Write out nothing but the lines from the first line of the entries below through the line with "ax = fig.add_axes([0.188, 0.336, 0.709, 0.500])"; no pictures go in.

[Records]
-=-=-=-=-
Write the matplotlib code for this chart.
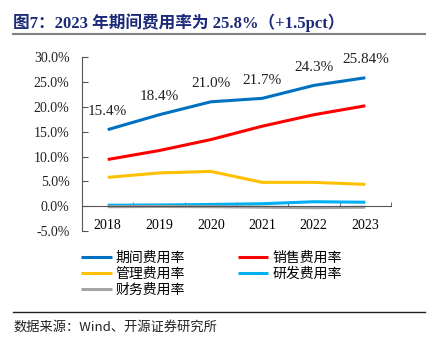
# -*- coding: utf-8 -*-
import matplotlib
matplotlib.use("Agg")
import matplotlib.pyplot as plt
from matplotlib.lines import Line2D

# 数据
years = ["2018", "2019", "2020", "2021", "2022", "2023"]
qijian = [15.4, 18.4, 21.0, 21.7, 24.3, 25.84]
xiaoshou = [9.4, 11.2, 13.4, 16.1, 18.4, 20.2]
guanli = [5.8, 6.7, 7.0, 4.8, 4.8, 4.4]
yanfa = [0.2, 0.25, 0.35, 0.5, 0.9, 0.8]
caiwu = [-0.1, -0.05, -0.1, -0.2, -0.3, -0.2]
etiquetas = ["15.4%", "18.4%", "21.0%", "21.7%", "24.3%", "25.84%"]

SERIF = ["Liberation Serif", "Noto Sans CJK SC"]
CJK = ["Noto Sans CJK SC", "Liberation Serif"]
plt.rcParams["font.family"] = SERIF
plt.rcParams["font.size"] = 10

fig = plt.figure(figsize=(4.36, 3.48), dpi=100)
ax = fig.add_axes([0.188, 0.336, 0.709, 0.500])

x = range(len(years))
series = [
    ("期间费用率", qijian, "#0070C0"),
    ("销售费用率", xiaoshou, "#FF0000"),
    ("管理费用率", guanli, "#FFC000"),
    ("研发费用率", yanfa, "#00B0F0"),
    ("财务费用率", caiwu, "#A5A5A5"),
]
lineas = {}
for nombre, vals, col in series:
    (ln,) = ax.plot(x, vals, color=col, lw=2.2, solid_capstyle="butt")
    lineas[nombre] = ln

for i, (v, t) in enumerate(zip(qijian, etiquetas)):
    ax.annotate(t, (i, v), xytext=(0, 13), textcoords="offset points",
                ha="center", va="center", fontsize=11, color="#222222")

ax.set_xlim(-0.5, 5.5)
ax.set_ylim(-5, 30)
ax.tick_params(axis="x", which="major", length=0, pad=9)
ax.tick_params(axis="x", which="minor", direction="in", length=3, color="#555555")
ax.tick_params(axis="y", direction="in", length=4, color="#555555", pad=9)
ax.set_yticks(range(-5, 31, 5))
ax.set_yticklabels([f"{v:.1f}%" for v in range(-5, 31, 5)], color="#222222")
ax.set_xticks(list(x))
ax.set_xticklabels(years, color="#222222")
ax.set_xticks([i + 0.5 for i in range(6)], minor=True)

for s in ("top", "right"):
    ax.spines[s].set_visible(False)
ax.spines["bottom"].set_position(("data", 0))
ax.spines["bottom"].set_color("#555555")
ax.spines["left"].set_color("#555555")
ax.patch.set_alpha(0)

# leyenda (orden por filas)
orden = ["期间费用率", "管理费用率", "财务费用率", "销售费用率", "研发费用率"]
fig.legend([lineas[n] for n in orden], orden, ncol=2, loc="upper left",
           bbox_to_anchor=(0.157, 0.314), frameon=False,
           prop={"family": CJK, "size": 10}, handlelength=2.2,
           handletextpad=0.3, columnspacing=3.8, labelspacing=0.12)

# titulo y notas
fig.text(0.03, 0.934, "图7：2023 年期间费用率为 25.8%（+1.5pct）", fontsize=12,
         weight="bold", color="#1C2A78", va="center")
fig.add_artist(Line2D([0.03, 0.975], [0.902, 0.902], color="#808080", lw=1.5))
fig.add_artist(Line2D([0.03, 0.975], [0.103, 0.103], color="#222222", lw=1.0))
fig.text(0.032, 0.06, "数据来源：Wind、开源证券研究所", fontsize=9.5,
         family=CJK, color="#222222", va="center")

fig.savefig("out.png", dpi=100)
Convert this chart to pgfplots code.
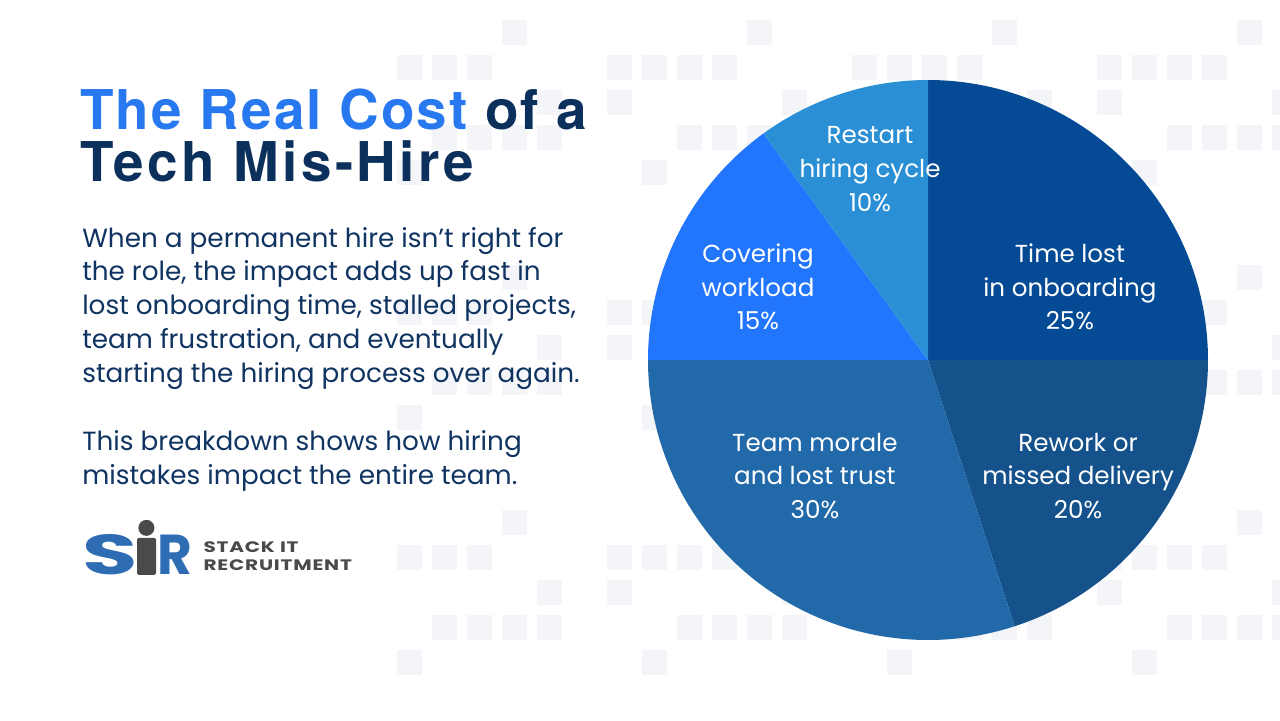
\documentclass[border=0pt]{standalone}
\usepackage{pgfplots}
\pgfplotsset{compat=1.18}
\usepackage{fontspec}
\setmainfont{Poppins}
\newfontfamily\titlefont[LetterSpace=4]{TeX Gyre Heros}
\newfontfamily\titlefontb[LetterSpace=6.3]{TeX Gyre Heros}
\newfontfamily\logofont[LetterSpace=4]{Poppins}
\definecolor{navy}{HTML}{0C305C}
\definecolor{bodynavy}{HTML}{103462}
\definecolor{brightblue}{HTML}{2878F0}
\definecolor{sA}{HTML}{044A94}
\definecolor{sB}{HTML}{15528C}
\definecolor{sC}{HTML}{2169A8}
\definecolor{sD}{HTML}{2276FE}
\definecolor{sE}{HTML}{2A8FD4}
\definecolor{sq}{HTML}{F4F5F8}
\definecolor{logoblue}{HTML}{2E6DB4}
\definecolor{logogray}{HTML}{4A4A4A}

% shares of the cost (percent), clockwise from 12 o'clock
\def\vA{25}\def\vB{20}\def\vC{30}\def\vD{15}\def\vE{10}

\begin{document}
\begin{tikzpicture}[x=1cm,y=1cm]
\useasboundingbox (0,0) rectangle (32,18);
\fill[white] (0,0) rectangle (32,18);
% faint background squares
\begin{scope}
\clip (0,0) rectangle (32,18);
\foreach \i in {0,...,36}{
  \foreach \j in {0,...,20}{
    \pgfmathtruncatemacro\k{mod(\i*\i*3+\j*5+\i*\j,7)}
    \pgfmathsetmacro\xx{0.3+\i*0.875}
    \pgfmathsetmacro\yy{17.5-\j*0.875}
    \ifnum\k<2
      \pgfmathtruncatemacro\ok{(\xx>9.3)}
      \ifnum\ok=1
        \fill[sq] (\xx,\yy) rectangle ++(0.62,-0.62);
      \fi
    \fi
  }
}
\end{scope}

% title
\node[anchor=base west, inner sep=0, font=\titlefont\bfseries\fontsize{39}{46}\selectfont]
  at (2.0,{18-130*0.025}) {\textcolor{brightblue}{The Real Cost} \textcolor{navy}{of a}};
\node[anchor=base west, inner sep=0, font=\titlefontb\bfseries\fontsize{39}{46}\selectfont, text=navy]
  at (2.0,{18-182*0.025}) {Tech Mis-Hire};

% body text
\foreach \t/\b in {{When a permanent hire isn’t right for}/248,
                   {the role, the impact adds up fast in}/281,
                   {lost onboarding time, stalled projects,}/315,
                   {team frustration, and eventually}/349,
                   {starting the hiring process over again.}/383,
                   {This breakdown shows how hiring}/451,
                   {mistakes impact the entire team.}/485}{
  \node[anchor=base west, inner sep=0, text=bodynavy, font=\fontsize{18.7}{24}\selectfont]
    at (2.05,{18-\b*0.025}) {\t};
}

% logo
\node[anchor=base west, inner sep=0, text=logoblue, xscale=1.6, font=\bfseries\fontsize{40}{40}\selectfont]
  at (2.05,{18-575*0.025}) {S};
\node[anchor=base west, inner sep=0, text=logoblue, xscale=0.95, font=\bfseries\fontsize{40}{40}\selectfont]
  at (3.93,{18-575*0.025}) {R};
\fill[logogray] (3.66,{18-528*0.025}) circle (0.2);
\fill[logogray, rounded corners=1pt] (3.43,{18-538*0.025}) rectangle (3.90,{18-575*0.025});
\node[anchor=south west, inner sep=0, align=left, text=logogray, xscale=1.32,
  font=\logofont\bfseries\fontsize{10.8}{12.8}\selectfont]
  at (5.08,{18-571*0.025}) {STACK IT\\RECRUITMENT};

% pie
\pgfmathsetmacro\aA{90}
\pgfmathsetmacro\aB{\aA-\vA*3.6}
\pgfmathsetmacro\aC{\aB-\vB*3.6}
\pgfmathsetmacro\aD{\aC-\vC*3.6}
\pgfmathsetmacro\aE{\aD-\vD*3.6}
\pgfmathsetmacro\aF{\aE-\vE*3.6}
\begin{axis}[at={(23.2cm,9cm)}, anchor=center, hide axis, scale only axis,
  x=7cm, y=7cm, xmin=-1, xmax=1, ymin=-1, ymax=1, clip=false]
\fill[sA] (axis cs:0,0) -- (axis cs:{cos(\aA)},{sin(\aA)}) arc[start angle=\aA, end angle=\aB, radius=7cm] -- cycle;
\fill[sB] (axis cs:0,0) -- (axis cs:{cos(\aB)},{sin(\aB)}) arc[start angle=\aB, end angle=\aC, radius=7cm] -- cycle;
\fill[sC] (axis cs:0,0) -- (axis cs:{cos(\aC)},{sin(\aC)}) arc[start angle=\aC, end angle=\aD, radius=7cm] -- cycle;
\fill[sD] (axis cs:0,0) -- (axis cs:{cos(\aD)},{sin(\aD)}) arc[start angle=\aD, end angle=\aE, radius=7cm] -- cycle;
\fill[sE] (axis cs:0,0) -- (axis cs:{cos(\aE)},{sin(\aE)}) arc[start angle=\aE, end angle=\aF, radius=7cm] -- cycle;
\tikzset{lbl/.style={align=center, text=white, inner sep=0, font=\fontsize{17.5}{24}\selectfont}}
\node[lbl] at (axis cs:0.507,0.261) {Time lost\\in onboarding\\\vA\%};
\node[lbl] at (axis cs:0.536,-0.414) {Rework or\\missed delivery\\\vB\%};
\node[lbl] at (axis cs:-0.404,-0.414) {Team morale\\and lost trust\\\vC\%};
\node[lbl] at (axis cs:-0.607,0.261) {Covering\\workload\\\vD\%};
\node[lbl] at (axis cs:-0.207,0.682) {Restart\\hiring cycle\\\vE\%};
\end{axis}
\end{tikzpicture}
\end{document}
-=-=-=-=-
* OUTPUT FOR THIS TASK:
Write the matplotlib code for this chart.
# -*- coding: utf-8 -*-
import matplotlib
matplotlib.use("Agg")
import matplotlib.pyplot as plt
from matplotlib.lines import Line2D

# 数据
years = ["2018", "2019", "2020", "2021", "2022", "2023"]
qijian = [15.4, 18.4, 21.0, 21.7, 24.3, 25.84]
xiaoshou = [9.4, 11.2, 13.4, 16.1, 18.4, 20.2]
guanli = [5.8, 6.7, 7.0, 4.8, 4.8, 4.4]
yanfa = [0.2, 0.25, 0.35, 0.5, 0.9, 0.8]
caiwu = [-0.1, -0.05, -0.1, -0.2, -0.3, -0.2]
etiquetas = ["15.4%", "18.4%", "21.0%", "21.7%", "24.3%", "25.84%"]

SERIF = ["Liberation Serif", "Noto Sans CJK SC"]
CJK = ["Noto Sans CJK SC", "Liberation Serif"]
plt.rcParams["font.family"] = SERIF
plt.rcParams["font.size"] = 10

fig = plt.figure(figsize=(4.36, 3.48), dpi=100)
ax = fig.add_axes([0.188, 0.336, 0.709, 0.500])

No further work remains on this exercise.